On Monday's edition of the show, Touré was back at it again, spending an entire segment describing all the paternalistic (his words!) laws he'd like to see our government pass.

"Many Americans say they're unhappy about the health care law, but the the popularity of the law is something of a red herring," he began his monologue. "Sometimes, government must lead. Sometimes, government must demand people accept change they're not yet ready for. Those are the moments when leaders with vision can change society and create the crescendos of history. In freeing the slaves, desegregating schools, enacting Title IX, and legalizing gay marriage, government led America into a new world much of the country wasn't ready for, but in time, we adjusted. And this too shall pass."

As Kirell notes, "three of those four examples of 'government leading America into a new world' were government having to reverse policies put into place and enforced by a paternalistic government."

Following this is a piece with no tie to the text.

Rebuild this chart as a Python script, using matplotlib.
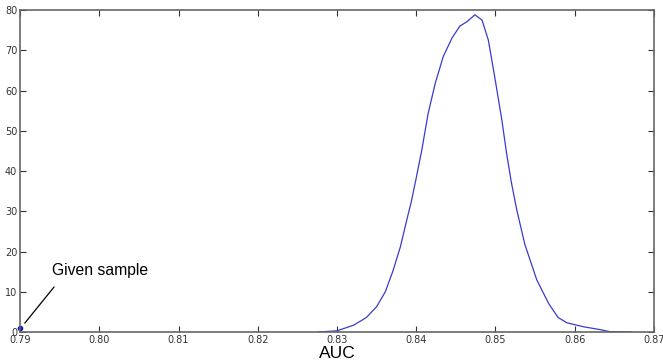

But Touré wasn't finished yet and he continued to channel a mix of Carrie A. Nation and Popeye the Sailor in suggesting that once Obamacare is a rousing success that the president's second term will be bolder yet:

"Maybe he'll go even further trying to bolster his legacy by enacting new paternalistic mandates meant to make the nation better. Saying all Americans must vote, because government works better when all participate in selecting leaders. Eat your vegetables! Maybe mandate that all citizens must go to some sort of post high school college — maybe liberal arts, maybe technical — because America works better when we are better educated and trained. Eat your vegetables! How about a mandate of a year or two of public service after college?"

To which Kirell writes:

If someone were to effectively parody a liberal, what obvious line would come out of their mouth? Something like "the people don't know what's best for them," right?

Well, hey, Touré said exactly that: "I'm just saying, sometimes the people don't know what's best for them."

Whole thing here.

As a postscript, I'd like to ask what the hell is it with people bringing up national service as a legitimate policy option? This isn't simply a progressive thing—Bill Buckley wrote a whole book about the idea and centrists such as Bill Bradley have been gung-ho on it too—but who seriously would look forward to blowing a couple of years in his or her early adulthood to do make-work jobs? Christ, talk about a paucity of imagination when it comes to new ways of making people miserable.